Quello che si prefigura è l’annunciato distretto regionale delle attività estrattive di Campiglia e San Vincenzo, in gran parte arroccato sulle pendici del SIC di Monte Calvi. Tra vecchie e nuove concessioni nei due Comuni avremo 291,6 ettari di colline occupate da cave (qualcosa come 486 campi di calcio) dalle quali si potranno estrarre 49,9 milioni di metri cubi, equivalenti a circa 166.000 nuove abitazioni per una popolazione di circa 400.000 abitanti.

Si tratta di scelte che pesano sul futuro dei nostri territori.

Dal punto di vista ambientale sono destinate a consumare colline, distruggere paesaggi e alterare ulteriormente gli equilibri idrogeologici. Dal punto di vista dell’economia precludono i processi di valorizzazione culturale e paesaggistica e con esse le economie della conoscenza e del turismo legato alle identità dei territori. Vanificano infine i propositi dell’economia che si basa sul recupero e sul riciclo dei rifiuti in sostituzione di materiali vergine di cava. Un’economia che ha nei terreni inquinati del SIN di Piombino un immenso giacimento che chiede di essere bonificato per sacrosante ragioni di salute pubblica e per consentire il riuso di centinaia di ettari di terreni demaniali dello Stato oggi immobilizzati.

Le nostre proposte partono da qui, da una visione opposta del futuro.

Nessuno può trascurare l’occupazione che resta nelle cave, come non potranno essere ignorati i fabbisogni reali di specifici materiali (come il calcare) destinati ad alimentare cicli locali di lavorazione come lo è stato in passato quello dell’industria siderurgica piombinese e come è ancora oggi quello dello stabilimento chimico Solvay a Rosignano. Nello stesso tempo riteniamo un gravissimo errore connotare i nostri territori come vocati alle attività estrattive al punto tale da configurali come distretto regionale delle cave. Questa scelta è un no allo sviluppo di nuove economie, nuova occupazione e migliore qualità ambientale. Se saremo chiamati ad amministrare la nostra azione seguirà questi capisaldi fondamentali:

  • Contrastare con la massima decisione gli orientamenti della Provincia e della Regione che considerano la Val di Cornia il distretto regionale cave.
  • Evitare apertura di nuove cave e ampliamenti dei perimetri di quelle esistenti che, al contrario, vanno progressivamente ridotti.
  • Evitare proroghe generalizzate alla scadenza delle autorizzazioni, eliminando il principio che le aziende estrattive godono del diritto di escavazione a tempo illimitato.

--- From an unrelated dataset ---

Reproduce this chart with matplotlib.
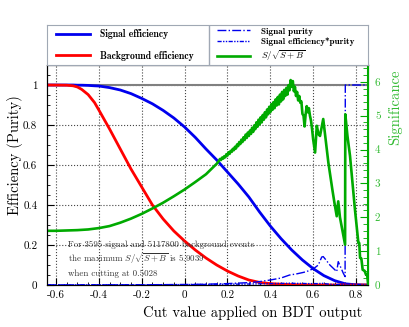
import matplotlib
matplotlib.use("Agg")
import matplotlib.pyplot as plt
from matplotlib.ticker import MultipleLocator, FuncFormatter

plt.rcParams["font.family"] = "cmr10"
plt.rcParams["mathtext.fontset"] = "cm"
plt.rcParams["axes.unicode_minus"] = False

# ── Data ─────────────────────────────────────────────────────────────────────
cut_eff = [-0.642, -0.55, -0.52, -0.5, -0.48, -0.45, -0.42, -0.4, -0.35, -0.3,
           -0.25, -0.2, -0.15, -0.1, -0.05, 0.0, 0.05, 0.1, 0.15, 0.2, 0.25,
           0.3, 0.35, 0.4, 0.45, 0.5, 0.55, 0.6, 0.65, 0.7, 0.75, 0.8, 0.856]
sig_eff = [1.0, 1.0, 1.0, 0.999, 0.999, 0.998, 0.996, 0.995, 0.987, 0.975,
           0.957, 0.933, 0.906, 0.873, 0.835, 0.79, 0.738, 0.68, 0.625, 0.565,
           0.505, 0.44, 0.365, 0.295, 0.232, 0.175, 0.125, 0.082, 0.047, 0.022,
           0.006, 0.001, 0.0]
bkg_eff = [1.0, 0.999, 0.996, 0.99, 0.978, 0.952, 0.912, 0.875, 0.78, 0.68,
           0.58, 0.49, 0.40, 0.33, 0.27, 0.22, 0.175, 0.135, 0.10, 0.07,
           0.045, 0.025, 0.013, 0.007, 0.004, 0.002, 0.001, 0.0005, 0.0003,
           0.0001, 0.0, 0.0, 0.0]

cut_pur = [-0.642, -0.4, -0.2, 0.0, 0.1, 0.2, 0.3, 0.35, 0.4, 0.45, 0.49,
           0.52, 0.55, 0.57, 0.585, 0.6, 0.624, 0.64, 0.647, 0.66, 0.678,
           0.71, 0.717, 0.73, 0.741, 0.749, 0.75, 0.856]
purity = [0.0007, 0.0008, 0.0012, 0.0025, 0.004, 0.007, 0.012, 0.017, 0.025,
          0.035, 0.05, 0.055, 0.062, 0.067, 0.075, 0.08, 0.10, 0.14, 0.142,
          0.125, 0.10, 0.067, 0.117, 0.085, 0.058, 0.042, 1.0, 1.0]
eff_pur = [0.0007, 0.0008, 0.0011, 0.002, 0.003, 0.004, 0.005, 0.006, 0.007,
           0.008, 0.009, 0.008, 0.008, 0.007, 0.007, 0.007, 0.007, 0.008,
           0.008, 0.006, 0.004, 0.002, 0.003, 0.002, 0.001, 0.001, 0.006, 0.0]

cut_sig = [-0.642, -0.6, -0.55, -0.5, -0.45, -0.4, -0.35, -0.3, -0.25, -0.2,
           -0.15, -0.1, -0.05, 0.0, 0.05, 0.1, 0.15,
           0.160, 0.165, 0.170, 0.175, 0.180, 0.185, 0.190, 0.195, 0.200,
           0.205, 0.210, 0.215, 0.220, 0.225, 0.230, 0.235, 0.240, 0.245,
           0.250, 0.255, 0.260, 0.265, 0.270, 0.275, 0.280, 0.285, 0.290,
           0.295, 0.300, 0.305, 0.310, 0.315, 0.320, 0.325, 0.330, 0.335,
           0.340, 0.345, 0.350, 0.355, 0.360, 0.365, 0.370, 0.375, 0.380,
           0.385, 0.390, 0.395, 0.400, 0.405, 0.410, 0.415, 0.420, 0.425,
           0.430, 0.435, 0.440, 0.445, 0.450, 0.455, 0.460, 0.465, 0.470,
           0.475, 0.480, 0.485, 0.490, 0.495, 0.500, 0.505, 0.510, 0.515,
           0.520, 0.525, 0.530, 0.535, 0.540, 0.545, 0.550, 0.555, 0.560,
           0.565, 0.570, 0.575, 0.580, 0.585, 0.590, 0.595, 0.600,
           0.609, 0.617, 0.625, 0.632, 0.647, 0.66, 0.671, 0.69, 0.70, 0.71,
           0.717, 0.725, 0.733, 0.749, 0.750, 0.76, 0.772, 0.785, 0.795,
           0.805, 0.811, 0.815, 0.819, 0.825, 0.831, 0.84, 0.847, 0.852, 0.856]
signif = [1.60, 1.60, 1.61, 1.62, 1.64, 1.68, 1.74, 1.84, 1.96, 2.10,
          2.26, 2.43, 2.62, 2.82, 3.04, 3.27, 3.58,
          3.66, 3.72, 3.69, 3.76, 3.73, 3.80, 3.77, 3.86, 3.82,
          3.92, 3.87, 3.96, 3.93, 4.02, 3.98, 4.08, 4.03, 4.15,
          4.10, 4.22, 4.16, 4.29, 4.22, 4.36, 4.28, 4.44, 4.34,
          4.50, 4.40, 4.56, 4.46, 4.64, 4.52, 4.71, 4.60, 4.80,
          4.67, 4.88, 4.74, 4.95, 4.80, 5.02, 4.88, 5.10, 4.95,
          5.18, 5.04, 5.26, 5.10, 5.34, 5.17, 5.40, 5.22, 5.48,
          5.30, 5.55, 5.33, 5.62, 5.42, 5.70, 5.48, 5.76, 5.58,
          5.82, 5.62, 5.90, 5.75, 6.05, 5.85, 6.02, 5.72, 5.85,
          5.58, 5.70, 5.45, 5.58, 5.38, 5.42, 5.05, 5.00, 4.68,
          5.05, 5.28, 5.10, 5.22, 5.00, 4.85, 4.60, 4.30,
          3.91, 4.70, 4.45, 4.40, 4.90, 4.20, 3.61, 2.80, 2.40, 2.03,
          2.47, 2.00, 1.73, 1.19, 5.04, 4.40, 3.81, 2.90, 2.23,
          1.60, 1.24, 1.24, 0.80, 0.78, 0.45, 0.42, 0.30, 0.30, 0.06]

n_sig, n_bkg = 3595, 5117800
max_signif, best_cut = 5.9039, 0.5028

GREEN = "#00aa00"
GREEN_TXT = "#33bb33"

# ── Figure ───────────────────────────────────────────────────────────────────
fig = plt.figure(figsize=(4.09, 3.27), dpi=100)
ax = fig.add_axes([0.1149, 0.1284, 0.7849, 0.6728])

ax.axhline(1.0, color="#808080", lw=1.5, zorder=1)
l_sig, = ax.plot(cut_eff, sig_eff, color="#0000ee", lw=2, zorder=3,
                 label="Signal efficiency")
l_bkg, = ax.plot(cut_eff, bkg_eff, color="#ff0000", lw=2, zorder=3,
                 label="Background efficiency")
l_pur, = ax.plot(cut_pur, purity, color="#0000ee", lw=1, ls="-.", zorder=3,
                 label="Signal purity")
l_ep, = ax.plot(cut_pur, eff_pur, color="#0000ee", lw=1,
                ls=(0, (3, 1, 1, 1, 1, 1)), zorder=3,
                label="Signal efficiency*purity")

ax.set_xlim(-0.642, 0.856)
ax.set_ylim(0, 1.1)
ax.xaxis.set_major_locator(MultipleLocator(0.2))
ax.xaxis.set_minor_locator(MultipleLocator(0.05))
ax.yaxis.set_major_locator(MultipleLocator(0.2))
ax.yaxis.set_minor_locator(MultipleLocator(0.05))
fmt = FuncFormatter(lambda v, p: "%g" % round(v, 3))
ax.xaxis.set_major_formatter(fmt)
ax.yaxis.set_major_formatter(fmt)
ax.tick_params(which="both", direction="in", labelsize=8, top=False, right=False)
ax.tick_params(axis="y", which="major", length=5, pad=7)
ax.tick_params(axis="y", which="minor", length=2.5)
ax.tick_params(axis="x", which="major", length=5, pad=4)
ax.tick_params(axis="x", which="minor", length=2.5)
ax.grid(True, which="major", ls=":", color="#444444", lw=0.8)
ax.set_axisbelow(True)

# significance on the right axis
ax2 = ax.twinx()
l_s, = ax2.plot(cut_sig, signif, color=GREEN, lw=1.9, label=r"$S/\sqrt{S+B}$")
ax2.set_ylim(0, max_signif * 1.1)
ax2.yaxis.set_major_locator(MultipleLocator(1))
ax2.yaxis.set_minor_locator(MultipleLocator(0.2))
ax2.yaxis.set_major_formatter(fmt)
ax2.tick_params(which="both", direction="in", colors=GREEN, labelcolor=GREEN_TXT,
                labelsize=8, pad=5)
ax2.tick_params(which="major", length=6)
ax2.tick_params(which="minor", length=3.5)
ax2.spines["right"].set_color(GREEN)
ax2.spines["right"].set_linewidth(1.5)

ax.text(0.065, 0.185, f"For {n_sig} signal and {n_bkg} background events",
        transform=ax.transAxes, fontsize=6.4, color="#333333", va="center")
ax.text(0.065, 0.118, r"the maximum $S/\sqrt{S+B}$ is " + f"{max_signif:.4f}",
        transform=ax.transAxes, fontsize=6.4, color="#333333", va="center")
ax.text(0.065, 0.053, f"when cutting at {best_cut:.4f}",
        transform=ax.transAxes, fontsize=6.4, color="#333333", va="center")

# axis titles
fig.text(15 / 409, 1 - 95 / 327, "Efficiency (Purity)", rotation=90,
         ha="center", va="top", fontsize=10.5)
fig.text(362 / 409, 1 - 313 / 327, "Cut value applied on BDT output",
         ha="right", va="center", fontsize=10.5)
fig.text(395 / 409, 1 - 70 / 327, "Significance", rotation=90,
         ha="center", va="top", fontsize=10.5, color=GREEN_TXT)

# ── Legend box above the plot ────────────────────────────────────────────────
lax = fig.add_axes([0.1149, 0.8012, 0.7849, 0.1223])
lax.set_xticks([])
lax.set_yticks([])
for s in lax.spines.values():
    s.set_color("#a0a8b4")
lax.axvline(0.505, color="#a0a8b4", lw=1)
leg1 = lax.legend(handles=[l_sig, l_bkg], loc="center left",
                  bbox_to_anchor=(0.0, 0.5), frameon=False, handlelength=3.5,
                  handletextpad=1.1, labelspacing=1.2,
                  prop={"family": "cmb10", "size": 7})
lax.add_artist(leg1)
lax.legend(handles=[l_pur, l_ep, l_s], loc="center left",
           bbox_to_anchor=(0.505, 0.5), frameon=False, handlelength=3.6,
           handletextpad=1.2, labelspacing=0.22,
           prop={"family": "cmb10", "size": 6.5})

fig.savefig("out.png", dpi=100)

Il sottosuolo appartiene allo Stato e noi ai proprietari dei terreni.
  • Analizzare e regolare i siti di cava in relazione ai diversi utilizzi dei materiali scavati e ai differenti contesti ambientali in cui si collocano, privilegiando la tutela e la valorizzazione dei beni comuni e dei patrimoni storico-archeologici e paesaggistici. Non tutte le cave sono uguali.
  • Condizionare la prosecuzione delle attività di cava all’effettuazione dei ripristini ambientali fino ad oggi disattesi e al rigoroso rispetto dei piani di coltivazione autorizzati.
  • Costruire percorsi di riconversione produttiva e occupazionale, guardando all’economia circolare, al riciclo dei rifiuti, al recupero funzionale dei siti di cava dismessi, alla valorizzazione culturale e paesaggistica delle colline.

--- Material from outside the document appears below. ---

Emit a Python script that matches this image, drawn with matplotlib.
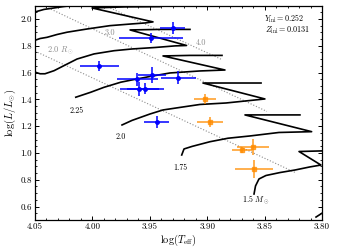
import numpy as np
import matplotlib
matplotlib.use("Agg")
import matplotlib.pyplot as plt
from matplotlib.ticker import MultipleLocator

plt.rcParams['font.family'] = 'serif'
plt.rcParams['font.serif'] = ['cmr10']
plt.rcParams['mathtext.fontset'] = 'cm'
plt.rcParams['axes.formatter.use_mathtext'] = True
plt.rcParams['axes.unicode_minus'] = False

# ---------------------- TRACKS (logTeff, logL) ----------------------
trk_30_T = [4.0544, 4.0509, 4.0422, 4.0334, 4.0247, 4.0160, 4.0056, 3.9969]
trk_30_L = [2.041, 2.050, 2.071, 2.082, 2.093, 2.101, 2.112, 2.119]

trk_275_T = [4.0509, 4.0456, 4.0395, 4.0308, 4.0221, 4.0047, 3.9847, 3.9655, 3.9542, 3.9472,
             4.0003, 3.9716, 3.9411]
trk_275_L = [1.838, 1.854, 1.863, 1.884, 1.901, 1.925, 1.950, 1.963, 1.970, 1.978,
             2.082, 2.090, 2.092]

trk_25_T = [4.0496, 4.0456, 4.0413, 4.0334, 4.0247, 4.0134, 3.9986, 3.9812, 3.9655, 3.9455,
            3.9280, 3.9180, 3.9672, 3.9411, 3.9150]
trk_25_L = [1.602, 1.591, 1.591, 1.614, 1.652, 1.701, 1.739, 1.763, 1.776, 1.787,
            1.799, 1.802, 1.918, 1.922, 1.922]

trk_225_T = [4.0145, 4.0015, 3.9899, 3.9753, 3.9655, 3.9498, 3.9324, 3.9063, 3.8845,
             3.9385, 3.9150, 3.8871]
trk_225_L = [1.416, 1.453, 1.490, 1.528, 1.545, 1.571, 1.597, 1.612, 1.619,
             1.724, 1.728, 1.728]

trk_20_T = [3.9742, 3.9655, 3.9498, 3.9385, 3.9237, 3.9063, 3.8836, 3.8497,
            3.9037, 3.8801, 3.8531]
trk_20_L = [1.209, 1.243, 1.291, 1.321, 1.340, 1.362, 1.373, 1.403,
            1.522, 1.522, 1.522]

trk_175_T = [3.9222, 3.9202, 3.9132, 3.8976, 3.8819, 3.8627, 3.8375, 3.8090,
             3.8671, 3.8192]
trk_175_L = [0.985, 1.030, 1.049, 1.084, 1.110, 1.127, 1.153, 1.159,
             1.284, 1.284]

trk_15_T = [3.8592, 3.8579, 3.8549, 3.8488, 3.8366, 3.8235, 3.8105, 3.8009,
            3.8200, 3.7843]
trk_15_L = [0.694, 0.754, 0.806, 0.832, 0.854, 0.873, 0.896, 0.910,
            1.011, 1.019]
trk_15_tail_T = [3.8052, 3.7983]
trk_15_tail_L = [0.522, 0.560]

tracks = [(trk_30_T, trk_30_L), (trk_275_T, trk_275_L), (trk_25_T, trk_25_L),
          (trk_225_T, trk_225_L), (trk_20_T, trk_20_L), (trk_175_T, trk_175_L),
          (trk_15_T, trk_15_L), (trk_15_tail_T, trk_15_tail_L)]

# constant radius lines (end points)
rad_labels = ['2.0', '3.0', '4.0']
rad_T = [[4.05, 3.8235], [4.05, 3.848], [3.989, 3.888]]
rad_L = [[1.760, 0.855], [2.129, 1.310], [2.100, 1.700]]

# ---------------------- STARS ----------------------
blue_T = [3.930, 3.949, 3.994, 3.961, 3.948, 3.925, 3.959, 3.954, 3.944]
blue_L = [1.933, 1.856, 1.652, 1.550, 1.582, 1.563, 1.474, 1.481, 1.234]
blue_Terr = [0.011, 0.028, 0.017, 0.018, 0.012, 0.015, 0.017, 0.016, 0.011]
blue_Lerr = [0.045, 0.037, 0.037, 0.050, 0.060, 0.045, 0.052, 0.040, 0.045]

orng_T = [3.9015, 3.8976, 3.870, 3.860, 3.859]
orng_L = [1.401, 1.228, 1.022, 1.043, 0.884]
orng_Terr = [0.0096, 0.011, 0.0087, 0.014, 0.0165]
orng_Lerr = [0.037, 0.037, 0.022, 0.060, 0.067]

# ---------------------- PLOT ----------------------
fig = plt.figure(figsize=(3.38, 2.52), dpi=100)
ax = fig.add_axes([0.1036, 0.127, 0.849, 0.851])

for T, L in zip(rad_T, rad_L):
    ax.plot(T, L, ls=':', color='0.55', lw=0.8, zorder=1)

for T, L in tracks:
    ax.plot(T, L, color='k', lw=1.2, zorder=2)

ax.errorbar(blue_T, blue_L, xerr=blue_Terr, yerr=blue_Lerr, fmt='o', color='blue',
            ms=2.5, lw=1.1, capsize=0, zorder=4)
ax.errorbar(orng_T, orng_L, xerr=orng_Terr, yerr=orng_Lerr, fmt='s', color='darkorange',
            ms=2.5, lw=1.3, alpha=0.75, capsize=0, zorder=3)

# labels
ax.text(4.0393, 1.769, r'2.0 $R_\odot$', color='0.55', fontsize=6, va='center', ha='left')
ax.text(3.9847, 1.893, '3.0', color='0.55', fontsize=6, va='center', ha='center')
ax.text(3.9051, 1.819, '4.0', color='0.55', fontsize=6, va='center', ha='center')

ax.text(4.0134, 1.316, '2.25', fontsize=5.8, ha='center', va='center')
ax.text(3.9749, 1.122, '2.0', fontsize=5.8, ha='center', va='center')
ax.text(3.9234, 0.886, '1.75', fontsize=5.8, ha='center', va='center')
ax.text(3.8575, 0.649, r'1.5 $M_\odot$', fontsize=5.8, ha='center', va='center')

ax.text(0.799, 0.940, r'$Y_{\rm ini}=0.252$', transform=ax.transAxes, fontsize=5.8, va='center')
ax.text(0.803, 0.886, r'$Z_{\rm ini}=0.0131$', transform=ax.transAxes, fontsize=5.8, va='center')

ax.set_xlim(4.05, 3.80)
ax.set_ylim(0.5, 2.1)
ax.set_xlabel(r'$\log(T_{\rm eff})$', fontsize=7.5, labelpad=1)
ax.set_ylabel(r'$\log(L/L_{\odot})$', fontsize=7.5, labelpad=2)

ax.xaxis.set_major_locator(MultipleLocator(0.05))
ax.xaxis.set_minor_locator(MultipleLocator(0.01))
ax.yaxis.set_major_locator(MultipleLocator(0.2))
ax.yaxis.set_minor_locator(MultipleLocator(0.05))
ax.tick_params(which='both', direction='in', top=True, right=True, labelsize=6.5, pad=2)
ax.tick_params(which='major', length=3, width=0.7)
ax.tick_params(which='minor', length=1.5, width=0.6)
ax.xaxis.set_major_formatter(plt.FormatStrFormatter('%.2f'))
ax.yaxis.set_major_formatter(plt.FormatStrFormatter('%.1f'))
for s in ax.spines.values():
    s.set_linewidth(0.9)

plt.savefig('out.png', dpi=100)
plt.close()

Se dovesse prevalere l’idea che qui si può fare il distretto regionale delle cave, saremmo respinti dentro le economie declinanti del secolo scorso e con esse verso l’inevitabile impoverimento della comunità. La nostra posizione è diversa. Parte dal presupposto che in quelle economie non potremo trovare più le risposte al bisogno crescente di lavoro. Non basta dunque difendere il lavoro che è rimasto, ma pensare a chi il lavoro lo ha già perso, non lo ha trovato e non potrà mai trovarlo nelle cave. È un percorso impegnativo, ma è l’unico che può farci sperare nel futuro.